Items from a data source
☆ ☆ ☆ ☆
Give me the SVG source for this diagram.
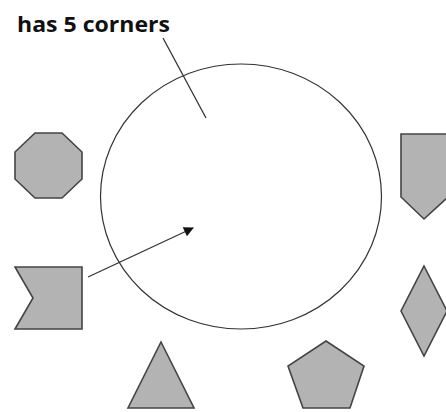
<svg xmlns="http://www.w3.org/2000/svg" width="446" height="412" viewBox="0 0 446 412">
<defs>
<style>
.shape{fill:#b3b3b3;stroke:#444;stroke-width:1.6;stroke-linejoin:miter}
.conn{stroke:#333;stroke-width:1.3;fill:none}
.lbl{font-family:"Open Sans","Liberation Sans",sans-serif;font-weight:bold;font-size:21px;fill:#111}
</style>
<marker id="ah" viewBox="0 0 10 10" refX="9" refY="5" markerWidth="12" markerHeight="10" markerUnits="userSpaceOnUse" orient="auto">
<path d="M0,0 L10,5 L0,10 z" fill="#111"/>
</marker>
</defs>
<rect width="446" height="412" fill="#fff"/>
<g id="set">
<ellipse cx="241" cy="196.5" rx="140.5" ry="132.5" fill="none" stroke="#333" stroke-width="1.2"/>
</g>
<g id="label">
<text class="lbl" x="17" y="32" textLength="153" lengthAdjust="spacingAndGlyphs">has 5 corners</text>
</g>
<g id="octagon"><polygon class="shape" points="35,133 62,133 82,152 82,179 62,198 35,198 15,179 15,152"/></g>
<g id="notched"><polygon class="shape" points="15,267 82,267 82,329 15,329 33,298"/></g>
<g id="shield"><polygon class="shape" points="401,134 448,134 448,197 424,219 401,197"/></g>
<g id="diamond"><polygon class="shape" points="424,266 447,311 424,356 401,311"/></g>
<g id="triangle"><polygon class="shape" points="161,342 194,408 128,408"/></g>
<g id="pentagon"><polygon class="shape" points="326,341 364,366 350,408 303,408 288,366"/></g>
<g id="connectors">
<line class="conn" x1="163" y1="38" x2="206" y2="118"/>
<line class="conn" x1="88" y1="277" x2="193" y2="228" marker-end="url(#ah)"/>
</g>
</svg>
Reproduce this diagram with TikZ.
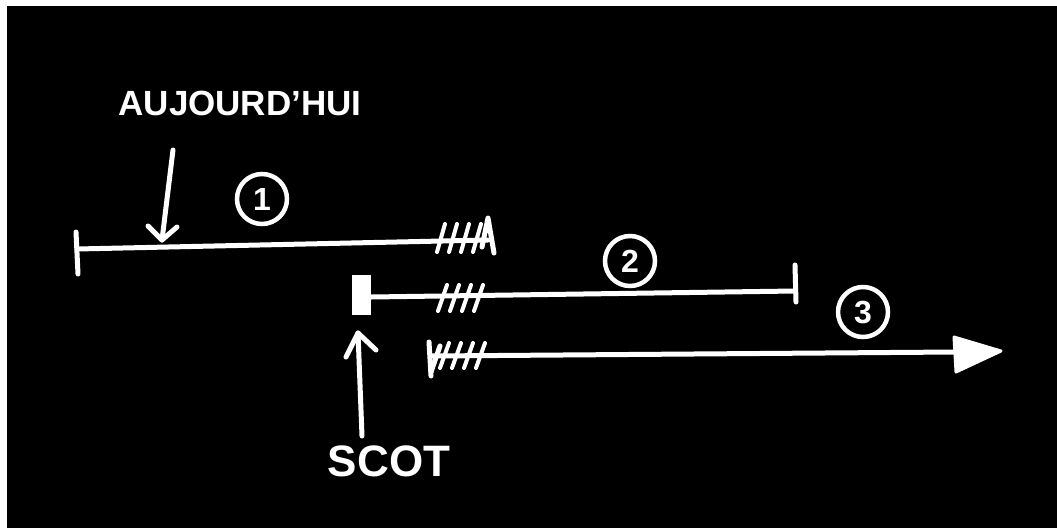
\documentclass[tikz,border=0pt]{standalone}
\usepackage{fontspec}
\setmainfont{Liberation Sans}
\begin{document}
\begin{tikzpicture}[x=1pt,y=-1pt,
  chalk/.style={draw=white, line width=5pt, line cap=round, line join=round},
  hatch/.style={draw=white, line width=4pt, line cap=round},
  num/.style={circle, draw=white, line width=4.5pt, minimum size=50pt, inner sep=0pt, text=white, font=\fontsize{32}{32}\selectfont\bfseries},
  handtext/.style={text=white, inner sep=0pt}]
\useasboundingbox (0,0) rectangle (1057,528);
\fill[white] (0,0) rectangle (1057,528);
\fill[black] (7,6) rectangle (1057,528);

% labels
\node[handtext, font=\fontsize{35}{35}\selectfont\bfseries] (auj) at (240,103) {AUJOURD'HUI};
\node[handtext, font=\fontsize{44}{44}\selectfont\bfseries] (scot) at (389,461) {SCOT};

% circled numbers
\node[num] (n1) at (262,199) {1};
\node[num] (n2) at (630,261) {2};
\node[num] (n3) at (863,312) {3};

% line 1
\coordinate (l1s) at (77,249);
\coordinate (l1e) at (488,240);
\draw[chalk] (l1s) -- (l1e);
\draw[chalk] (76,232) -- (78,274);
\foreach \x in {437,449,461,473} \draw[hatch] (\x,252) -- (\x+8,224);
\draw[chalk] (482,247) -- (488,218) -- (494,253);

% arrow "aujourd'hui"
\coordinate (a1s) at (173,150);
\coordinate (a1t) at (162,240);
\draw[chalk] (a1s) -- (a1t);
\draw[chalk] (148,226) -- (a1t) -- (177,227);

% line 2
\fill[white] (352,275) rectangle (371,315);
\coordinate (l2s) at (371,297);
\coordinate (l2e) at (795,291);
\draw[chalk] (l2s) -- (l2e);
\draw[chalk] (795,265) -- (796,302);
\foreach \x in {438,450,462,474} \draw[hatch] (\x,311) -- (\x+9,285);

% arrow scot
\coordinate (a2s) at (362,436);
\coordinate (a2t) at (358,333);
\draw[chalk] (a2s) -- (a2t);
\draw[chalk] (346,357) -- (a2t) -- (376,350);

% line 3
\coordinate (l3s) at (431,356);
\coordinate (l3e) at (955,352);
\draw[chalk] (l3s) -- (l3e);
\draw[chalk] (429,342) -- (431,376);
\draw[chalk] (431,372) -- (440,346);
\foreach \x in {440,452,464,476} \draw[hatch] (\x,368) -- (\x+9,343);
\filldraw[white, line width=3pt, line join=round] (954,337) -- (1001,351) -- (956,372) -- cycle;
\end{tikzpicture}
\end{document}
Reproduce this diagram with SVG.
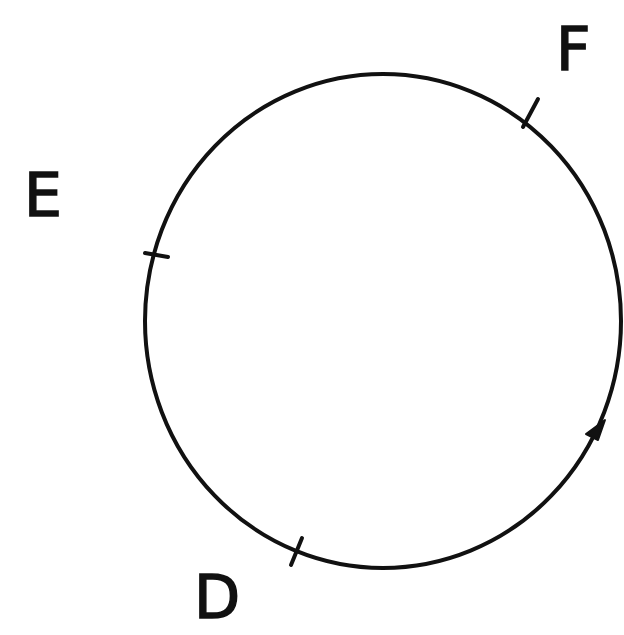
☆ ☆ ☆ ☆
Nothing but the lines from the one with "Reproduce this diagram with TikZ." through the one with "(7,6) rectangle (1057,528);" should be copied, word for word. Pictures are left out.

▶ _FULL RESPONSE_:
Reproduce this diagram with TikZ.
\documentclass[tikz,border=0pt]{standalone}
\usepackage{fontspec}
\setmainfont{Liberation Sans}
\begin{document}
\begin{tikzpicture}[x=1pt,y=-1pt,
  chalk/.style={draw=white, line width=5pt, line cap=round, line join=round},
  hatch/.style={draw=white, line width=4pt, line cap=round},
  num/.style={circle, draw=white, line width=4.5pt, minimum size=50pt, inner sep=0pt, text=white, font=\fontsize{32}{32}\selectfont\bfseries},
  handtext/.style={text=white, inner sep=0pt}]
\useasboundingbox (0,0) rectangle (1057,528);
\fill[white] (0,0) rectangle (1057,528);
\fill[black] (7,6) rectangle (1057,528);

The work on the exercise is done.